Consequently, it is reasonable to assume that the vast bulk of these costs are recovered domestically, in Britain, meaning that we can calculate a total “cost of living” impact of the renewables subsidies by simply dividing total subsidies by number of households.
Thus, the total annual renewables subsidy impact on household cost of living is £9 billion / 26.5 million households = £340 per year per household, of which about £129 a year is recovered directly from electricity bills and the remainder, over £200 a year, from increased costs of goods and services.

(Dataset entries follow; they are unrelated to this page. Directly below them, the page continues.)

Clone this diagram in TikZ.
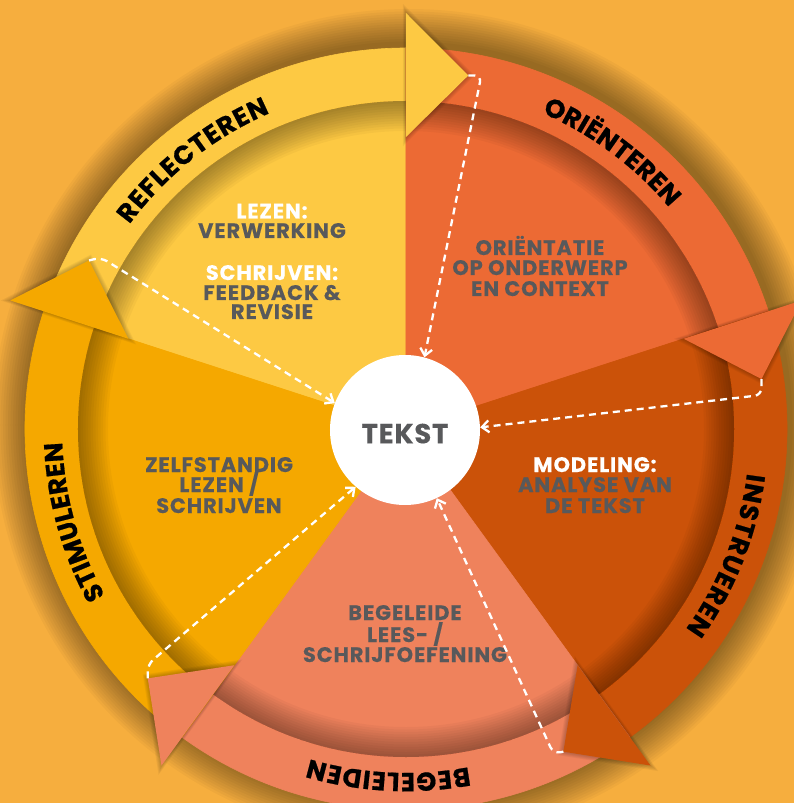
\documentclass[tikz,border=0pt]{standalone}
\usepackage{fontspec}
\newfontfamily\popin{Poppins}[LetterSpace=4,BoldFeatures={FakeBold=0.25}]
\newfontfamily\popring{Poppins}[BoldFeatures={FakeBold=0.7}]
\newfontfamily\popt{Poppins}[LetterSpace=3,BoldFeatures={FakeBold=0.3}]
\usetikzlibrary{decorations.text,arrows.meta}
\definecolor{bgc}{HTML}{F6AE3E}
\definecolor{cyel}{HTML}{FDC943}
\definecolor{cora}{HTML}{EC6A34}
\definecolor{cdark}{HTML}{CB5209}
\definecolor{csal}{HTML}{EF825C}
\definecolor{cyor}{HTML}{F5A800}
\definecolor{tgray}{HTML}{58595B}
\newcommand\wedgefill[3]{\fill[#3,draw=#3,line width=0.6pt] (0,0) -- (#1:381) arc[start angle=#1,end angle=#2,radius=381] -- cycle;}
\newcommand\headshadow[1]{\foreach \s in {1.03,1.06,1.09,1.12,1.15}{\fill[black,opacity=0.045,scale around={\s:(#1-3.3:355)}] (#1:292) -- (#1:416) -- (#1-10:359) -- cycle;}}
\newcommand\headfill[2]{\fill[#2] (#1:292) -- (#1:416) -- (#1-10:359) -- cycle;}
\newcommand\ringlab[3]{\path[decorate,decoration={text along path,text align={fit to path},text={|\popring\bfseries\fontsize{26}{26}\selectfont|#3}}] (#1:344) arc[start angle=#1,end angle=#2,radius=344];}
\begin{document}
\begin{tikzpicture}[x=1pt,y=1pt,
  lbl/.style={anchor=base,inner sep=0pt,text=tgray,font=\popin\bfseries\fontsize{21}{21}\selectfont},
  wl/.style={lbl,text=white},
  flow/.style={draw=white,line width=2.3pt,dash pattern=on 7pt off 5pt,rounded corners=7pt,-{Straight Barb[length=7pt,width=12pt]}}]
\useasboundingbox (-406,-374) rectangle (388,429);
\fill[bgc] (-406,-374) rectangle (388,429);
% outer shadow
\foreach \k in {1,...,14}{\fill[black,opacity=0.03] (3,4) circle[radius=381+2.5*\k];}
% sectors
\wedgefill{162}{90}{cyel}
\wedgefill{90}{18}{cora}
\wedgefill{18}{-54}{cdark}
\wedgefill{-54}{-126}{csal}
\wedgefill{-126}{-198}{cyor}
% inner shadow of the ring
\foreach \k in {1,...,12}{\fill[black,opacity=0.03,even odd rule] (0,0) circle[radius=328] circle[radius=328-2.5*\k];}
% arrow heads
\headshadow{90}\headshadow{18}\headshadow{-54}\headshadow{-126}\headshadow{162}
\headfill{90}{cyel}
\headfill{18}{cora}
\headfill{-54}{cdark}
\headfill{-126}{csal}
\headfill{162}{cyor}
\coordinate (t1) at (80:359);
\coordinate (t2) at (8:359);
\coordinate (t3) at (-64:359);
\coordinate (t4) at (-136:359);
\coordinate (t5) at (152:359);
% ring labels
\ringlab{143.5}{113.3}{REFLECTEREN}
\ringlab{66.7}{40.1}{ORIËNTEREN}
\ringlab{-7.4}{-35.6}{INSTRUEREN}
\ringlab{-79.5}{-106.3}{BEGELEIDEN}
\ringlab{209}{182.2}{STIMULEREN}
% centre
\node[circle,fill=white,minimum size=150pt,inner sep=0pt,text height=26.6pt,text depth=0pt,text=tgray,font=\popt\bfseries\fontsize{27.5}{27.5}\selectfont] (tekst) at (-1,-1) {TEKST};
% sector texts
\node[wl] (y1) at (-134,210.5) {LEZEN:};
\node[lbl] (y2) at (-134,191) {VERWERKING};
\node[wl] (y3) at (-134,149) {SCHRIJVEN:};
\node[lbl] (y4) at (-134,129) {FEEDBACK \&};
\node[lbl] (y5) at (-134,110) {REVISIE};
\node[lbl] (o1) at (134,174) {ORIËNTATIE};
\node[lbl] (o2) at (134,154) {OP ONDERWERP};
\node[lbl] (o3) at (134,133) {EN CONTEXT};
\node[wl] (d1) at (189,-43) {MODELING:};
\node[lbl] (d2) at (189,-63) {ANALYSE VAN};
\node[lbl] (d3) at (189,-84) {DE TEKST};
\node[lbl] (s1) at (-1,-191) {BEGELEIDE};
\node[lbl] (s2) at (-1,-213) {LEES- /};
\node[lbl] (s3) at (-1,-233) {SCHRIJFOEFENING};
\node[lbl] (z1) at (-187,-43) {ZELFSTANDIG};
\node[lbl] (z2) at (-187,-63) {LEZEN /};
\node[lbl] (z3) at (-187,-84) {SCHRIJVEN};
% dashed flows
\draw[flow] (t1) -- ++(13,0) -- (tekst.75);
\draw[flow] (t2) -- ++(0,-16) -- (tekst.2);
\draw[flow] (t3) -- ++(-10,-2) -- (tekst.-65);
\draw[flow] (t4) -- ++(0,14) -- (tekst.-131);
\draw[flow] (t5) -- ++(12,3) -- (tekst.159);
\end{tikzpicture}
\end{document}
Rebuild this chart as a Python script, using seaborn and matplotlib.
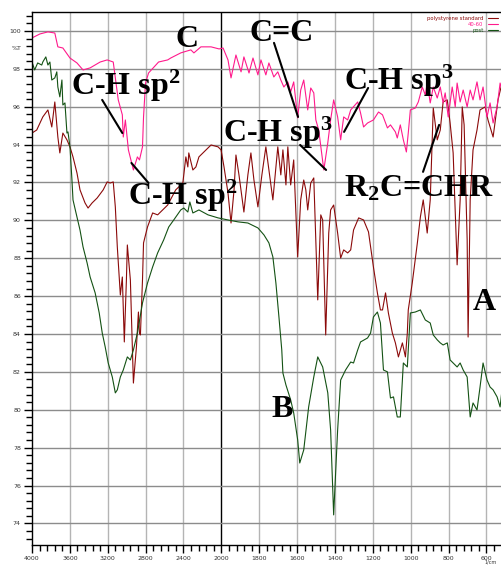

Given the scale and regressive nature of these impacts it is high time that the Department of Business, Energy and Industrial Strategy (BEIS) resumed publication of its formal estimates of the total impacts of policies, of which the direct subsidies to renewables are only part, on both gas and electricity prices. These figures were last published in 2014 (Estimated Impacts) and discontinued, many of us suspect, because they were so embarrassing. At that time the department calculated that in their central scenario for 2020 domestic household electricity prices (NB, prices per unit, not bills) would be some 37% higher than they would have been in the absence of policies, and that prices for a medium sized business would be some 62% higher. Future projections out to 2030 were equally disconcerting, and it is thus imperative to know whether government attempts to contain the costs of energy and climate policies are having any significant effect. Judging from the OBR forecasts the answer is clearly no. The public needs and has a right to see the details.
Dr John Constable: GWPF Energy Editor.